Less than one-third of registered voters participated in Boston’s municipal elections

Rene Droz, who initially called himself "Uncle Sam," of Dorchester collected posters from the outside of St. Mark's Elementary School polling locations in Boston to collect posters on Nov. 2. (Photo by Charles Taylor/BU News Service)

By Charles Taylor
Boston University News Service

BOSTON — Despite a hotly contested mayoral campaign that saw daily media coverage and millions spent in advertising dollars, just under a third of Boston’s eligible voters — 143,547 out of 442,049 — participated in Tuesday’s election, according to data from the city’s election department.

But as low as that number is, it is consistent with turnout in other Boston elections. The four previous municipal elections in 2005, 2009, 2013 and 2017, had an average turnout of 33.19% compared to Tuesday’s 32.47%.

Boston University political scientist, Katherine Levine Einstein, said Tuesday’s vote had two factors against better participation. 

“Local elections are generally low turnout affairs, but in particular this is an off-cycle election,” said Einstein, who studies local politics and policy. “It doesn’t surprise me at all that turnout this year was abysmal because it’s generally not great for local politics and it’s especially terrible when you’re off-cycle from a presidential year.” 

“In some ways, you could almost call this an off-off-cycle,” Einstein said. “In off-cycle elections, we often think about things like midterms. But this didn’t coincide with any federal or state-level election.”

Still, it was a clear victory for Michelle Wu, who received 64.2% of the vote despite only 20.8% of registered Bostonians voting for her.

Einstein said the result would not have changed with a higher turnout; in fact, a higher turnout would have likely benefitted Wu.

“Young people, immigrants, and voters of color were less likely to turn up in an off-cycle election,” Einstein said. “Given the general trends, I would expect all of those groups to lean more towards Michelle Wu rather than Annissa Essaibi George.”

One of the election’s unaccounted voters was Rene Droz of Dorchester, who worked the polls at St. Mark’s Elementary School in Ward 16.

“I went into my polling place but it was too busy,” he said of Ward 17’s Lower Mills Library in Dorchester. Despite not voting, Droz was dressed for the occasion, wearing a full “Uncle Sam” costume.

Gauging turnout on the ground can be tricky, though.

Michael Falon of Dorchester also spent his Election Day outside St. Mark’s Elementary School polling location in Ward 16, holding a pink sign supporting Annissa Essaibi George.

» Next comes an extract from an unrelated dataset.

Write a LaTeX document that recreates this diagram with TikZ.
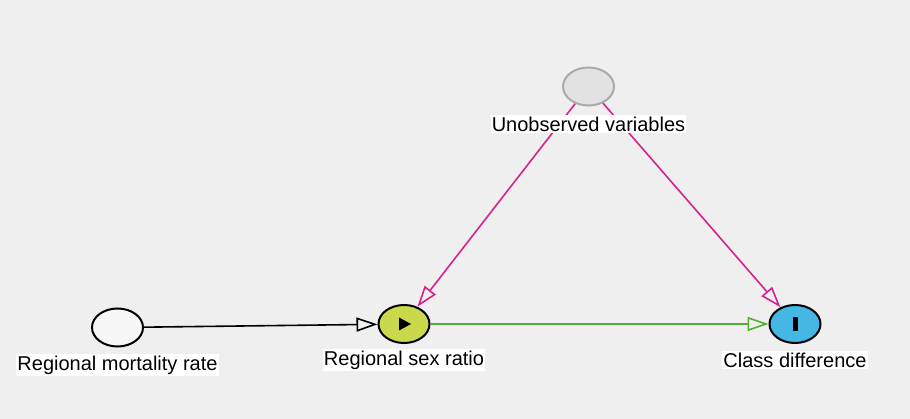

“I have seen a lot of people come and go,” he said. “It’s been pretty busy, above average.”

Falon admitted the turnout would only be clear once all the ballots had been counted. “You have the write-ins and all the other means of voting now so you cannot compare it to other years.”

Falon drew his assumptions from experience. The native of Galway, Ireland, has been supporting candidates at polling locations for a long time. “I’ve been doing this since I started my apprenticeship with Mayor Menino,” he joked.

Tuesday’s election saw an increase of 34,816 ballots from the Sept. 14 primary, with a total of 108,731 ballots cast and a turnout of approximately 24.84%, according to the Election Department.

Tuesday also had a better turnout than Boston’s last mayoral race in 2017, which saw current U.S. Secretary of Labor Marty Walsh elected with a voter turnout of 109,034 voters, or 27.80% of all registered voters.

Tuesday’s election turnout was less than half of last year’s presidential election, which saw 68.36% of eligible Boston voters cast a ballot.

“It’s just always the case that national elections are higher turnout affairs,” said Einstein, citing factors including more politically polarized candidates who are easier to learn about, campaign spending on advertising, and national media coverage.

In contrast, in a local election like Tuesday’s, “The two candidates in Boston were both Democrats. There were some important differences in their platforms, but you kind of had to do some research to figure that out,” Einstein said.

“You don’t have the same level of excitement that you do with a national election,” she said.